Peter Frederick Strawson (1919 – 2006) was an English philosopher of ordinary language and mind at Oxford. No philosopher understands his predecessors until he has re-thought their thought in his own contemporary terms.
Quotations from P.F. Strawson
You do not abolish your commitments by refusing to be explicit about them, any more than you can get rid of unpleasant realities by employing euphemisms.
Part of my aim is to exhibit some general and structural features of the conceptual scheme in terms of which we think about particular things.
What principles should govern human action? As rational beings, we should act rationally. As moral beings, we should act morally. What, in each case, are the principles involved? What is it to act rationally, or morally? It is often thought, or said, that philosophers are preeminently the people who have (and have neglected) a moral obligation to apply their rational skills to these great questions.
If I talk about my handkerchief, I can, perhaps, produce the object I am referring to out of my pocket. I can’t produce the meaning of the expression, “my handkerchief,” out of my pocket. Because Russell confused meaning with mentioning, he thought that if there were any expressions having a uniquely referring use, which were what they seemed (i.e. logical subjects) and not something else in disguise, their meaning must be the particular object which they were used to refer to. Hence the troublesome mythology of the logically proper name.

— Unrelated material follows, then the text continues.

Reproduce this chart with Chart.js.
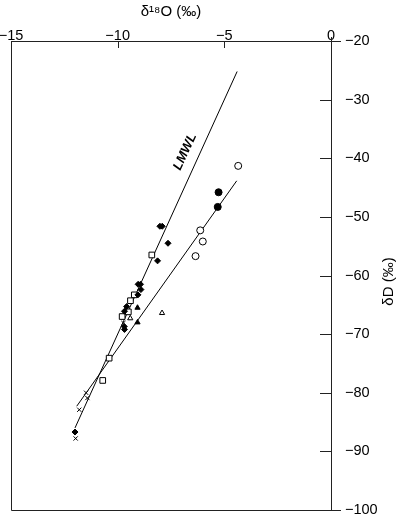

To ask to be forgiven is in part to acknowledge that the attitude displayed in our actions was such as might properly be resented and in part to repudiate that attitude for the future; and to forgive is to accept the repudiation and to forswear the resentment.
Neither Aristotelian nor Russellian rules give the exact logic of any expression of ordinary language; for ordinary language has no exact logic.
A man who contradicts himself may have succeeded in exercising his vocal chords. But from the point of view of imparting information, of communicating facts (or falsehoods) it is as if he had never opened his mouth. He utters words, but does not say anything.
No philosopher understands his predecessors until he has re-thought their thought in his own contemporary terms; and it is characteristic of the very greatest philosophers, like Kant and Aristotle, that they, more than any others, repay this effort of re-thinking.
The concept of a person is logically prior to that of an individual consciousness.
The concept of a person is not to be analyzed as that of an animated body or an embodied anima.
COMMENTS on Peter F. Strawson
You do not abolish your commitments by refusing to be explicit about them, any more than you can get rid of unpleasant realities by employing euphemisms. This seems like an obvious statement, and yet it is necessary to state it clearly, and that in part is what philosophy is about.
To forgive is to accept the repudiation and to forswear the resentment. When we hear of the families of murder victims proclaiming their forgiveness of the murderer of a loved one, it appears they are primarily forswearing their legitimately felt resentment, but the Strawson quote would also include the acceptance of the repudiation of the murder, and I don’t know if that is included in the typical idea of forgiveness, because that would include the acceptance that the murderer felt justified in his hatred and violent action. Thus, for the forgiveness to be meaningful it would presuppose the murderer had changed their mind and no longer held their hostile feelings. However, that change of feeling of the murderer is not within the power of the victims to control or to know, or to know with certainty. Therefore, it would be necessary for the victims to accept the ill feelings perhaps still felt toward them as part of their forgiveness. To forgive someone who had injured you and still hates you would be difficult, but not impossible.
A man who contradicts himself may have succeeded in exercising his vocal chords. But from the point of view of imparting information, of communicating facts (or falsehoods) it is as if he had never opened his mouth. He utters words, but does not say anything. This is a very high standard for communication, because language is filled with so many ambiguities that almost any statement can be construed to have meaning when applied to a local situation. And as a general rule, it is implied that in communication the listener is expected to assemble the words of the speaker into thoughts that are meaningful. We must assume the speaker intends to convey meaning and it is our part of the social contract of communication to make sense of his words. If words are directed towards us we must assume there is some information the person intends for us to receive, and this is true even if there are contradictions in his statements and in our construction of their intended meaning.